-- BEGIN Raw data --
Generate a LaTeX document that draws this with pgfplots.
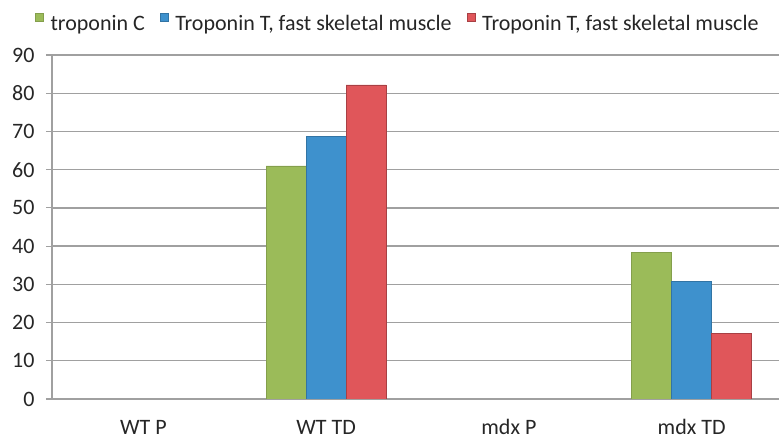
\documentclass[border=0pt]{standalone}
\usepackage{pgfplots}
\pgfplotsset{compat=1.18}
\usepackage{fontspec}
\setmainfont{Carlito}
\definecolor{cgreen}{RGB}{155,187,89}
\definecolor{cblue}{RGB}{62,145,205}
\definecolor{cred}{RGB}{224,86,90}
\definecolor{cgrid}{RGB}{160,160,160}
\begin{document}
\begin{tikzpicture}
\useasboundingbox (0,0) rectangle (779pt,439pt);
\begin{axis}[
  at={(52pt,40pt)}, anchor=south west,
  scale only axis, width=727pt, height=344pt,
  ybar=0pt, bar width=40pt,
  xmin=-0.5, xmax=3.478, ymin=0, ymax=90,
  ytick={0,10,...,90},
  xtick={0,1,2,3}, xticklabels={WT P, WT TD, mdx P, mdx TD},
  major x tick style={draw=none},
  extra x ticks={-0.5,0.5,1.5,2.5}, extra x tick labels={},
  extra x tick style={major tick length=6pt, tick style={draw=cgrid, line width=1pt}, grid=none},
  axis x line*=bottom, axis y line*=left,
  axis line style={draw=cgrid, line width=1.2pt, -},
  ymajorgrids, grid style={draw=cgrid, line width=1.4pt},
  y tick style={draw=cgrid, line width=1.2pt},
  tick align=outside, major tick length=6pt,
  xticklabel style={anchor=base, yshift=-30pt, inner sep=0pt},
  yticklabel style={xshift=-8pt},
  tick label style={font=\fontsize{22}{24}\selectfont, text=black!85},
  /pgf/number format/assume math mode=true,
  legend columns=3,
  legend style={at={(-0.0234,1.1233)}, anchor=north west, draw=none, fill=none,
    font=\fontsize{22}{24}\selectfont, text=black!85, column sep=7pt, inner sep=0pt,
    nodes={inner sep=0pt},
    /tikz/every even column/.append style={column sep=15pt}},
  legend image code/.code={\fill[#1] (0pt,3pt) rectangle (8pt,11pt);},
]
\addplot[fill=cgreen, draw=cgreen!85!black] coordinates {(1,61) (3,38.3)};
\addplot[fill=cblue, draw=cblue!80!black] coordinates {(1,68.7) (3,30.7)};
\addplot[fill=cred, draw=cred!75!black] coordinates {(1,82.2) (3,17.2)};
\legend{troponin C, {Troponin T, fast skeletal muscle}, {Troponin T, fast skeletal muscle}}
\end{axis}
\end{tikzpicture}
\end{document}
-- END Raw data --
Copy each line exactly, and leave the pictures out of your copy.

__Task result__.
Generate a LaTeX document that draws this with pgfplots.
\documentclass[border=0pt]{standalone}
\usepackage{pgfplots}
\pgfplotsset{compat=1.18}
\usepackage{fontspec}
\setmainfont{Carlito}
\definecolor{cgreen}{RGB}{155,187,89}
\definecolor{cblue}{RGB}{62,145,205}
\definecolor{cred}{RGB}{224,86,90}
\definecolor{cgrid}{RGB}{160,160,160}
\begin{document}
\begin{tikzpicture}
\useasboundingbox (0,0) rectangle (779pt,439pt);
\begin{axis}[
  at={(52pt,40pt)}, anchor=south west,
  scale only axis, width=727pt, height=344pt,
  ybar=0pt, bar width=40pt,
  xmin=-0.5, xmax=3.478, ymin=0, ymax=90,
  ytick={0,10,...,90},
  xtick={0,1,2,3}, xticklabels={WT P, WT TD, mdx P, mdx TD},
  major x tick style={draw=none},
  extra x ticks={-0.5,0.5,1.5,2.5}, extra x tick labels={},
  extra x tick style={major tick length=6pt, tick style={draw=cgrid, line width=1pt}, grid=none},
  axis x line*=bottom, axis y line*=left,
  axis line style={draw=cgrid, line width=1.2pt, -},
  ymajorgrids, grid style={draw=cgrid, line width=1.4pt},
  y tick style={draw=cgrid, line width=1.2pt},
  tick align=outside, major tick length=6pt,
  xticklabel style={anchor=base, yshift=-30pt, inner sep=0pt},
  yticklabel style={xshift=-8pt},
  tick label style={font=\fontsize{22}{24}\selectfont, text=black!85},
  /pgf/number format/assume math mode=true,
  legend columns=3,
  legend style={at={(-0.0234,1.1233)}, anchor=north west, draw=none, fill=none,
    font=\fontsize{22}{24}\selectfont, text=black!85, column sep=7pt, inner sep=0pt,
    nodes={inner sep=0pt},
    /tikz/every even column/.append style={column sep=15pt}},
  legend image code/.code={\fill[#1] (0pt,3pt) rectangle (8pt,11pt);},
]
\addplot[fill=cgreen, draw=cgreen!85!black] coordinates {(1,61) (3,38.3)};
\addplot[fill=cblue, draw=cblue!80!black] coordinates {(1,68.7) (3,30.7)};
\addplot[fill=cred, draw=cred!75!black] coordinates {(1,82.2) (3,17.2)};
\legend{troponin C, {Troponin T, fast skeletal muscle}, {Troponin T, fast skeletal muscle}}
\end{axis}
\end{tikzpicture}
\end{document}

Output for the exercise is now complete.